What's wierd is even though there is a index on bankaccountid table it
doesnt use that index, it uses the index on the userid table and the
execution time is little better but it still takes over a minute to
execute .



From:
Pierre-Frédéric Caillaud
Date:

    Your suffering comes from the "where ba.bankaccountID = u.bankaccountID"
in the subselect. It means postgres has to run the subselect once for each
row in Users. You want the subselect to run only once, and return one (or
more?) bankaccountid's, then fetch the users from Users.

    Just remove the "where ba.bankaccountID = u.bankaccountID" !

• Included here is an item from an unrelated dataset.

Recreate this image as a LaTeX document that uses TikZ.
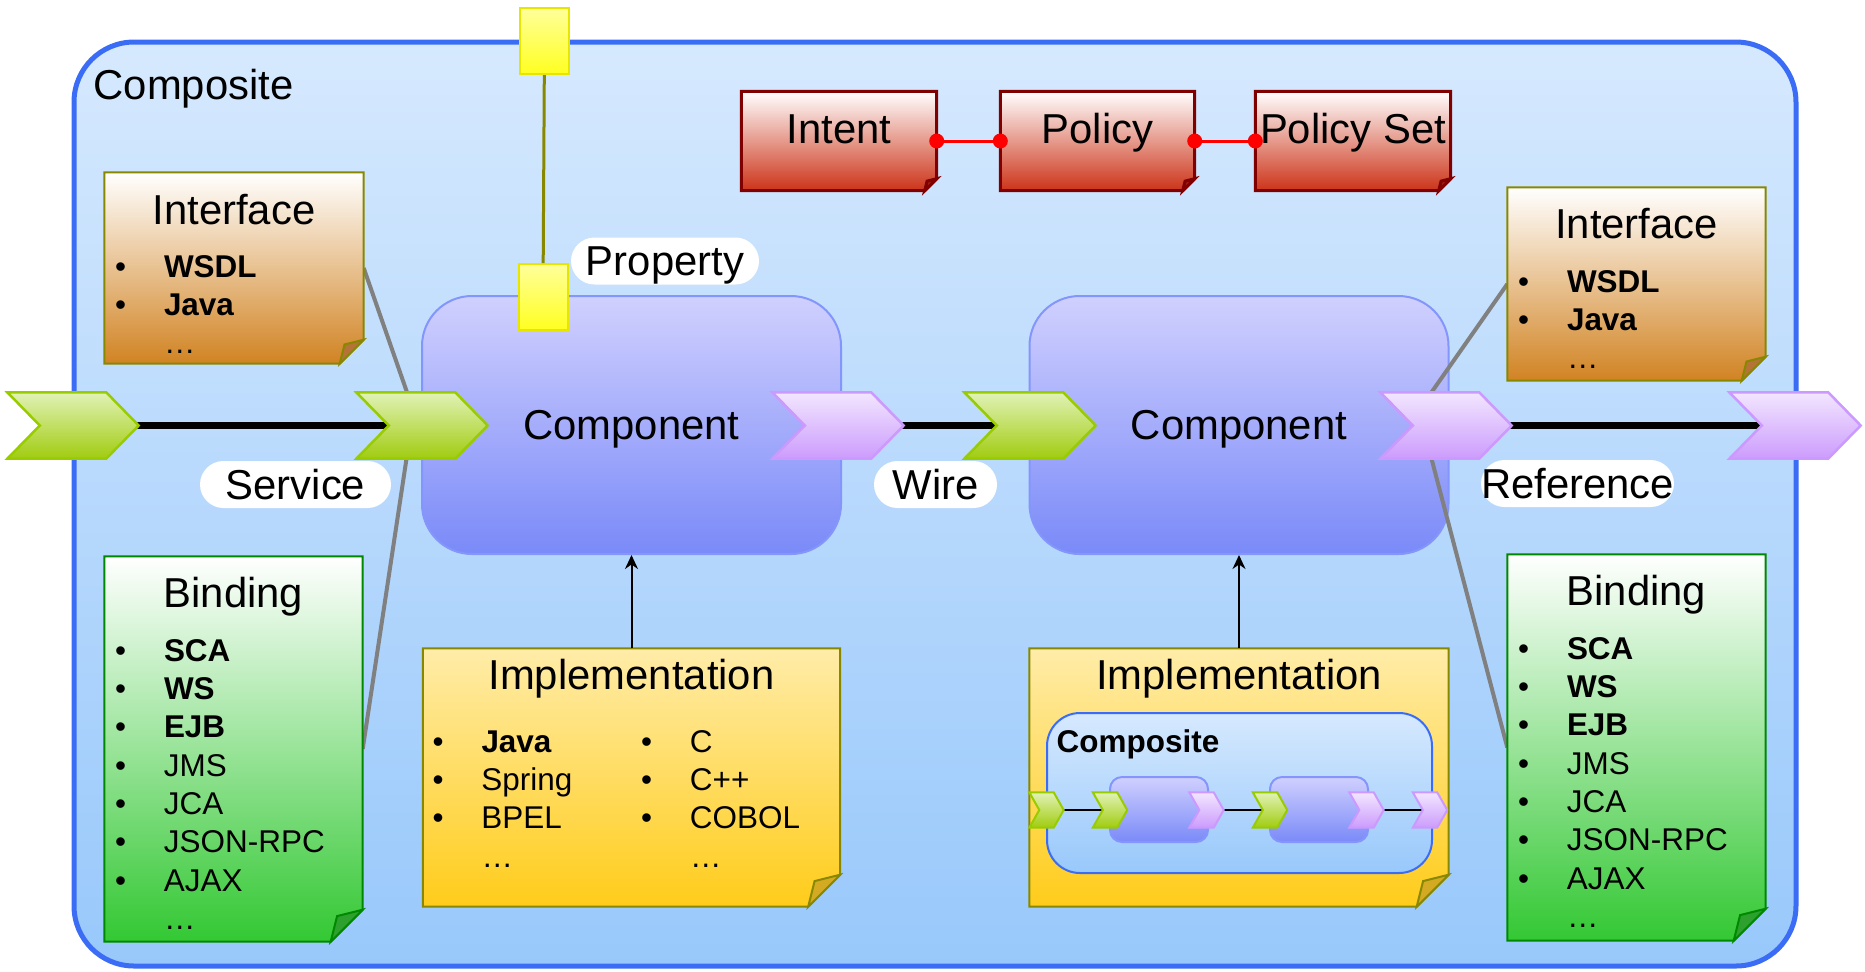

> select userID, fname, lname, email, phone, dateEntered, dateCanceled,
> dateSuspended, billAmount, billDate, dateBilled, datePaid, '?' as
> searches
> from Users u
> where bankaccountid in  (select bankaccountid
>            from bankaccount ba
>            where ba.bankaccountID = u.bankaccountID
>            and   ba.accountnumber = '12345678'
>            and ba.routingNumber = '12345678')
> order by UserID desc
> limit 500

New version :

  select userID, fname, lname, email, phone, dateEntered, dateCanceled,
  dateSuspended, billAmount, billDate, dateBilled, datePaid, '?' as
  searches
  from Users u
  where bankaccountid in  (select bankaccountid
             from bankaccount ba
             WHERE    ba.accountnumber = '12345678'
             and ba.routingNumber = '12345678')

You could also do this :

  select u.* from Users u, bankaccount ba
    where u.bankaccountid = ba.bankaccountid
    and   ba.accountnumber = '12345678'
             and ba.routingNumber = '12345678')




From:
Pallav Kalva
Date:

Pierre-Frédéric Caillaud wrote:

>
>     Your suffering comes from the "where ba.bankaccountID =
> u.bankaccountID"  in the subselect. It means postgres has to run the
> subselect once for each  row in Users. You want the subselect to run
> only once, and return one (or  more?) bankaccountid's, then fetch the
> users from Users.
>
>     Just remove the "where ba.bankaccountID = u.bankaccountID" !
>
>> select userID, fname, lname, email, phone, dateEntered, dateCanceled,
>> dateSuspended, billAmount, billDate, dateBilled, datePaid, '?' as
>> searches
>> from Users u
>> where bankaccountid in  (select bankaccountid
>>            from bankaccount ba
>>            where ba.bankaccountID = u.bankaccountID
>>            and   ba.accountnumber = '12345678'
>>            and ba.routingNumber = '12345678')
>> order by UserID desc
>> limit 500
>
>
> New version :
>
>  select userID, fname, lname, email, phone, dateEntered, dateCanceled,
>  dateSuspended, billAmount, billDate, dateBilled, datePaid, '?' as
>  searches
>  from Users u
>  where bankaccountid in  (select bankaccountid
>             from bankaccount ba
>             WHERE    ba.accountnumber = '12345678'
>             and ba.routingNumber = '12345678')
>
> You could also do this :
>
>  select u.* from Users u, bankaccount ba
>     where u.bankaccountid = ba.bankaccountid
>     and   ba.accountnumber = '12345678'
>             and ba.routingNumber = '12345678')
>
>
>
Thanks! a lot that was it , it is way much better now.